De nombreux experts et organisations de la société civile, dont RSF, avaient déjà alerté quant au risque que font peser ces contenus sur l’intégrité de l’information et la démocratie. Publiée en novembre 2023, la Charte de Paris sur l’IA et le Journalisme, initiée par RSF et soutenue par 16 organisations internationales, engage les médias et les journalistes à “s’abstenir de créer et d’utiliser du contenu généré par une IA imitant des captures et des enregistrements du monde réel, ou incarnant de manière réaliste des personnes réelles”.
Au niveau européen, le règlement sur les services numériques (Digital Services Act ou DSA) oblige les très grandes plateformes et les moteurs de recherche à apposer un “marquage bien visible pour garantir qu’un élément d’information généré ou manipulé soit reconnaissable”. Le 16 février 2024, Google, Microsoft, TikTok et Meta se sont engagés à labelliser les images générées par l’IA, une démarche saluée par RSF. Ces mesures, nécessaires, doivent cependant être renforcées sur le plan technique et complétées sur le plan juridique pour être efficaces : les systèmes de détection sont faillibles et des acteurs malveillants pourront continuer à développer et utiliser des outils illégaux sans marquage des images synthétiques.

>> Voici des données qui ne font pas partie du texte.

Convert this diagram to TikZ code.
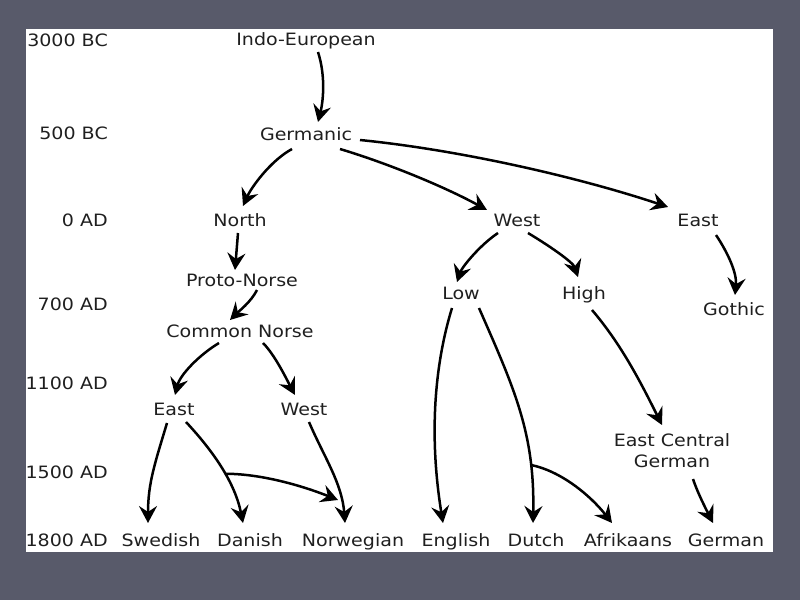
\documentclass[tikz,border=0pt]{standalone}
\usepackage{fontspec}
\setmainfont{DejaVu Sans}[FakeStretch=1.12]
\usetikzlibrary{arrows.meta,calc}
\definecolor{slide}{RGB}{88,90,106}
\begin{document}
\begin{tikzpicture}[x=1pt,y=-1pt,>={Stealth[length=17pt,width=18pt,inset=6pt]},
	lang/.style={anchor=base,inner sep=0pt,text=black!88,font=\fontsize{17}{21}\selectfont},
	year/.style={lang,anchor=base east},
	arr/.style={->,line width=2.5pt}]
	\useasboundingbox (0,0) rectangle (800,600);
	\fill[slide] (0,0) rectangle (800,600);
	\fill[white] (26,29) rectangle (773,552);
	% time axis
	\node[year] (y1) at (108,46) {3000 BC};
	\node[year] (y2) at (108,139) {500 BC};
	\node[year] (y3) at (108,226) {0 AD};
	\node[year] (y4) at (108,310) {700 AD};
	\node[year] (y5) at (108,389) {1100 AD};
	\node[year] (y6) at (108,478) {1500 AD};
	\node[year] (y7) at (108,546) {1800 AD};
	% languages
	\node[lang] (ie) at (306,45) {Indo-European};
	\node[lang] (germ) at (306,140) {Germanic};
	\node[lang] (north) at (240,226) {North};
	\node[lang] (west) at (517,226) {West};
	\node[lang] (east) at (698,226) {East};
	\node[lang] (pnorse) at (242,286) {Proto-Norse};
	\node[lang] (cnorse) at (240,337) {Common Norse};
	\node[lang] (low) at (461,299) {Low};
	\node[lang] (high) at (584,299) {High};
	\node[lang] (gothic) at (734,315) {Gothic};
	\node[lang] (neast) at (174,415) {East};
	\node[lang] (nwest) at (304,415) {West};
	\node[lang,anchor=center,align=center] (ecg) at (672,451) {East Central\\German};
	\node[lang] (swe) at (161,546) {Swedish};
	\node[lang] (dan) at (250,546) {Danish};
	\node[lang] (nor) at (353,546) {Norwegian};
	\node[lang] (eng) at (456,546) {English};
	\node[lang] (dut) at (536,546) {Dutch};
	\node[lang] (afr) at (628,546) {Afrikaans};
	\node[lang] (ger) at (726,546) {German};
	% descent
	\draw[arr] ($(ie.base)+(12,7)$) .. controls +(8,25) and +(5,-20) .. ($(germ.base)+(12,-18)$);
	\draw[arr] ($(germ.base)+(-14,9)$) .. controls +(-22,12) and +(8,-18) .. ($(north.base)+(3,-20)$);
	\draw[arr] ($(germ.base)+(34,9)$) .. controls +(50,15) and +(-40,-22) .. ($(west.base)+(-30,-16)$);
	\draw[arr] ($(germ.base)+(54,0)$) .. controls +(100,10) and +(-90,-30) .. ($(east.base)+(-30,-19)$);
	\draw[arr] ($(north.base)+(-2,7)$) -- ($(pnorse.base)+(-7,-16)$);
	\draw[arr] ($(pnorse.base)+(15,4)$) .. controls +(-6,12) and +(8,-8) .. ($(cnorse.base)+(-10,-17)$);
	\draw[arr] ($(cnorse.base)+(-21,6)$) .. controls +(-20,12) and +(5,-20) .. ($(neast.base)+(1,-20)$);
	\draw[arr] ($(cnorse.base)+(23,6)$) .. controls +(12,12) and +(-8,-15) .. ($(nwest.base)+(-9,-20)$);
	\draw[arr] ($(west.base)+(-19,7)$) .. controls +(-18,12) and +(5,-15) .. ($(low.base)+(-4,-17)$);
	\draw[arr] ($(west.base)+(11,7)$) .. controls +(20,12) and +(-5,-15) .. ($(high.base)+(-6,-22)$);
	\draw[arr] ($(east.base)+(18,9)$) .. controls +(12,18) and +(2,-22) .. ($(gothic.base)+(1,-20)$);
	\draw[arr] ($(high.base)+(8,11)$) .. controls +(30,35) and +(-20,-40) .. ($(ecg.center)+(-10,-26)$);
	\draw[arr] ($(ecg.center)+(21,28)$) .. controls +(5,15) and +(-6,-12) .. ($(ger.base)+(-13,-23)$);
	\draw[arr] ($(low.base)+(-9,9)$) .. controls +(-16,52) and +(-15,-93) .. ($(eng.base)+(-13,-23)$);
	\draw[arr] ($(low.base)+(18,9)$) .. controls +(35,80) and +(2,-90) .. ($(dut.base)+(-3,-23)$) coordinate[pos=0.76] (dbr);
	\draw[arr] (dbr) .. controls +(30,6) and +(-22,-28) .. ($(afr.base)+(-16,-23)$);
	\draw[arr] ($(neast.base)+(-7,8)$) .. controls +(-12,40) and +(0,-40) .. ($(swe.base)+(-13,-23)$);
	\draw[arr] ($(neast.base)+(12,7)$) .. controls +(28,30) and +(-8,-40) .. ($(dan.base)+(-7,-23)$) coordinate[pos=0.55] (nbr);
	\draw[arr] (nbr) .. controls +(40,0) and +(-30,-12) .. ($(nor.base)+(-15,-46)$);
	\draw[arr] ($(nwest.base)+(5,7)$) .. controls +(15,35) and +(-3,-40) .. ($(nor.base)+(-8,-23)$);
\end{tikzpicture}
\end{document}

“Au-delà de la désinformation résultant directement de l’illusion des faits, c’est la possibilité même d’accorder notre confiance à l’information qui est menacée par les deepfakes dangereux. Leur prolifération risque d’engendrer un soupçon sur l’authenticité de tous les contenus, notamment ceux de nature journalistique. Une telle situation serait périlleuse pour la démocratie, en particulier en période électorale. Combattre efficacement les deepfakes exige d’agir à tous les niveaux, de leur création à leur diffusion, y compris par la loi.